La Produzione lorda vendibile dell’agricoltura in Emilia Romagna nel 2017 è risultata sostanzialmente stabile (+1%) nonostante l’annata sia stata segnata da un andamento meteorologico anomalo, con gelate primaverili e siccità estiva. È quanto afferma Coldiretti Emilia Romagna tracciando un primo bilancio dell’annata agraria da cui risulta che il valore delle produzioni all’origine è diminuito soprattutto nel settore vegetale e risalito per il settore zootecnico. Purtroppo, non si può fare lo stesso bilancio per il riso.
Sul fronte dei cereali, infatti, l’elevata qualità delle produzioni di frumento tenero (–0,4%) e duro (–10,5%) ha portato – secondo i dati di Coldiretti Emilia Romagna – prezzi superiori rispetto a all’anno scorso, anche se non a livelli tali da ripagare i costi di produzione, mentre il riso paga un prezzo pesante: «il meteo è stato inclemente e il grande caldo – commenta il presidente della Coldiretti Emilia-Romagna Mauro Tonello – ha tagliato le ali alle varietà tardive». In questo settore – afferma Coldiretti regionale – solo il prezzo dei contratti di filiera viaggia su livelli in grado di remunerare i costi e in alcune nicchie, come quella dei grani antichi, i produttori hanno avuto buone soddisfazioni, come nel caso del grano duro “Senatore” Cappelli, remunerato in base a un contratto definito prima delle semine.

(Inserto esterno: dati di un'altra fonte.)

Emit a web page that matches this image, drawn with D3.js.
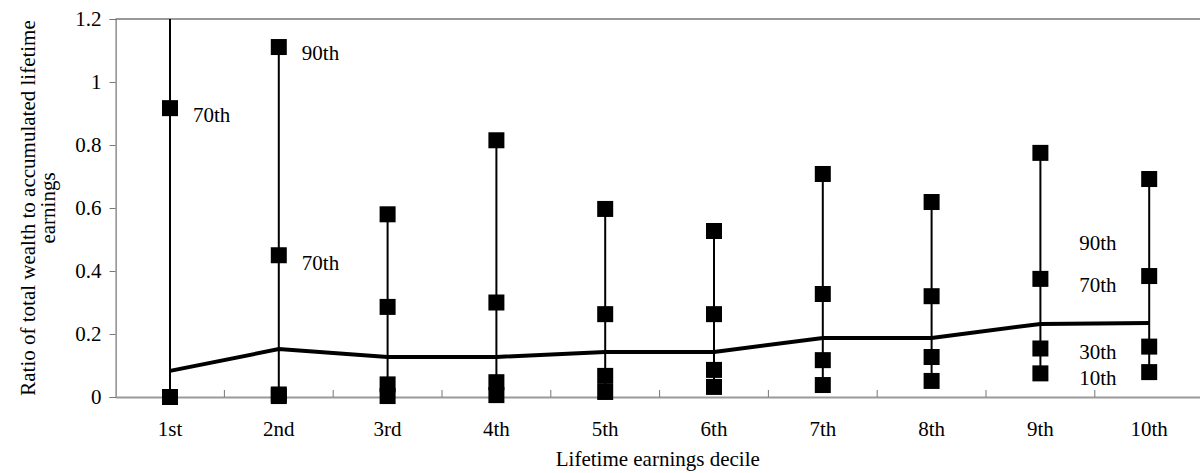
<!doctype html>
<html>
<head>
<meta charset="utf-8" />
<script src="https://cdn.jsdelivr.net/npm/d3@7"></script>
<style>
 body { margin: 0; background: #fff; }
</style>
</head>
<body>
<script>
 // percentiles of wealth / lifetime earnings by decile
 var deciles = ["1st","2nd","3rd","4th","5th","6th","7th","8th","9th","10th"];
 var p10    = [0, 0.003, 0.003, 0.006, 0.016, 0.032, 0.038, 0.051, 0.075, 0.079];
 var p30    = [0, 0.008, 0.040, 0.047, 0.067, 0.086, 0.117, 0.127, 0.154, 0.160];
 var median = [0.083, 0.152, 0.127, 0.127, 0.143, 0.143, 0.187, 0.187, 0.232, 0.235];
 var p70    = [0.917, 0.450, 0.286, 0.300, 0.263, 0.263, 0.327, 0.320, 0.375, 0.384];
 var p90    = [1.5, 1.111, 0.580, 0.815, 0.597, 0.527, 0.708, 0.619, 0.775, 0.692];
 var yTicks = [0, 0.2, 0.4, 0.6, 0.8, 1, 1.2];

 // annotation labels: decile, value at label, text
 var noteDecile = ["1st", "2nd", "2nd", "10th", "10th", "10th", "10th"];
 var noteValue  = [0.895, 1.092, 0.425, 0.489, 0.356, 0.143, 0.060];
 var noteText   = ["70th", "90th", "70th", "90th", "70th", "30th", "10th"];

 var w = 1200, h = 473;
 var pLeft = 115.6, pRight = 1203.6, pTop = 19, pBottom = 397;
 var serif = "'Liberation Serif', 'DejaVu Serif', serif";
 var fs = "21px";

 var svg = d3.select("body").append("svg")
   .attr("width", w).attr("height", h)
   .style("font-family", serif);

 var x = d3.scaleBand().domain(deciles).range([pLeft, pRight]);
 var y = d3.scaleLinear().domain([0, 1.2]).range([pBottom, pTop]);
 var cx = function(d){ return x(d) + x.bandwidth()/2; };

 svg.append("clipPath").attr("id", "plot")
   .append("rect").attr("x", pLeft).attr("y", pTop)
   .attr("width", pRight - pLeft).attr("height", pBottom - pTop);

 // top border
 svg.append("line")
   .attr("x1", pLeft).attr("x2", pRight)
   .attr("y1", pTop).attr("y2", pTop)
   .attr("stroke", "#999").attr("stroke-width", 2);

 // y axis
 var yAxis = svg.append("g")
   .attr("transform", "translate(" + pLeft + ",0)")
   .call(d3.axisLeft(y).tickValues(yTicks).tickSize(6).tickPadding(8)
	 .tickFormat(function(d){ return d3.format("")(d); }));
 yAxis.attr("font-family", null);
 yAxis.select(".domain").attr("stroke", "#555");
 yAxis.selectAll(".tick line").attr("stroke", "#777");
 yAxis.selectAll("text").attr("font-size", fs)
   .style("font-family", serif).attr("fill", "#000");

 // x axis
 var xAxis = svg.append("g")
   .attr("transform", "translate(0," + pBottom + ")")
   .call(d3.axisBottom(x).tickSize(0).tickPadding(24));
 xAxis.attr("font-family", null);
 xAxis.select(".domain").attr("stroke", "#999").attr("stroke-width", 2);
 xAxis.selectAll("text").attr("font-size", fs)
   .style("font-family", serif).attr("fill", "#000");

 // small inward ticks at band boundaries
 svg.selectAll(".xb")
   .data(deciles.slice(1))
   .enter().append("line")
   .attr("x1", function(d){ return x(d); })
   .attr("x2", function(d){ return x(d); })
   .attr("y1", pBottom - 7).attr("y2", pBottom)
   .attr("stroke", "#777").attr("stroke-width", 1);

 var plot = svg.append("g").attr("clip-path", "url(#plot)");

 // range lines 10th-90th
 plot.selectAll(".range")
   .data(deciles)
   .enter().append("line")
   .attr("x1", cx).attr("x2", cx)
   .attr("y1", function(d, i){ return y(p10[i]); })
   .attr("y2", function(d, i){ return y(p90[i]); })
   .attr("stroke", "#000").attr("stroke-width", 2);

 // median line
 var line = d3.line()
   .x(function(d, i){ return cx(deciles[i]); })
   .y(function(d){ return y(d); });
 plot.append("path")
   .datum(median)
   .attr("d", line)
   .attr("fill", "none")
   .attr("stroke", "#000")
   .attr("stroke-width", 4);

 // square markers (only those inside the value range)
 var sq = 16;
 var marks = svg.append("g");
 [p10, p30, p70, p90].forEach(function(series){
   var pts = series.map(function(d, i){ return {v: d, cat: deciles[i]}; })
     .filter(function(p){ return p.v <= 1.2; });
   marks.selectAll(null)
     .data(pts)
     .enter().append("rect")
     .attr("x", function(p){ return cx(p.cat) - sq/2; })
     .attr("y", function(p){ return y(p.v) - sq/2; })
     .attr("width", sq).attr("height", sq)
     .attr("fill", "#000");
 });

 // percentile labels
 svg.selectAll(".note")
   .data(noteText)
   .enter().append("text")
   .attr("x", function(d, i){
     return noteDecile[i] === "10th" ? cx(noteDecile[i]) - 70 : cx(noteDecile[i]) + 23;
   })
   .attr("y", function(d, i){ return y(noteValue[i]); })
   .attr("dy", "0.35em")
   .attr("font-size", fs)
   .text(function(d){ return d; });

 // axis titles
 svg.append("text")
   .attr("x", (pLeft + w) / 2).attr("y", 466)
   .attr("text-anchor", "middle")
   .attr("font-size", fs)
   .text("Lifetime earnings decile");

 var yt = svg.append("text")
   .attr("transform", "translate(35," + ((pTop + pBottom) / 2) + ") rotate(-90)")
   .attr("text-anchor", "middle")
   .attr("font-size", fs);
 yt.append("tspan").attr("x", 0).attr("y", 0).text("Ratio of total wealth to accumulated lifetime");
 yt.append("tspan").attr("x", 0).attr("y", 20).text("earnings");
</script>
</body>
</html>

Per contro, il riso non vede decollare i contratti perchè l’industria nicchia: lo afferma chiaramente Tonello, ricordando che il “menu” presentato dal presidente dell’Airi Mario Francese (LEGGI L’ARTICOLO) non è convincente in assenza di precisi impegni dell’industria sui prezzi che pagherà. Guardando al 2017, secondo Coldiretti, per il riso l’annata è stata pessima, con un calo produttivo del 10% e prezzi abbondantemente al di sotto dei costi di produzione a causa delle forti importazioni di prodotto a dazio zero per i Paesi che operano in regime EBA (tutto tranne le armi), tra cui anche la Birmania da dove nell’ultimo anno le importazioni di riso sono aumentate del 736%, nonostante lo sfruttamento e il maltrattamento della minoranza Rohingya. E il futuro, osserva Tonello, potrebbe non essere migliore: «Molti colleghi risicoltori, almeno qui in Emilia, meditano di gettare la spugna e mi chiedono se hanno diritto alla Pac anche nel caso in cui non coltivassero più riso. Parliamo di poche centinaia di ettari sul bilancio nazionale della risaia, visto che in quest’area non si coltiva questo cereale in modo massiccio come in Piemonte e Lombardia, ma sono segnali preoccupanti». L’orientamento varietale prevalente anche quest’anno potrebbe premiare in Emilia i risi da interno e il Baldo.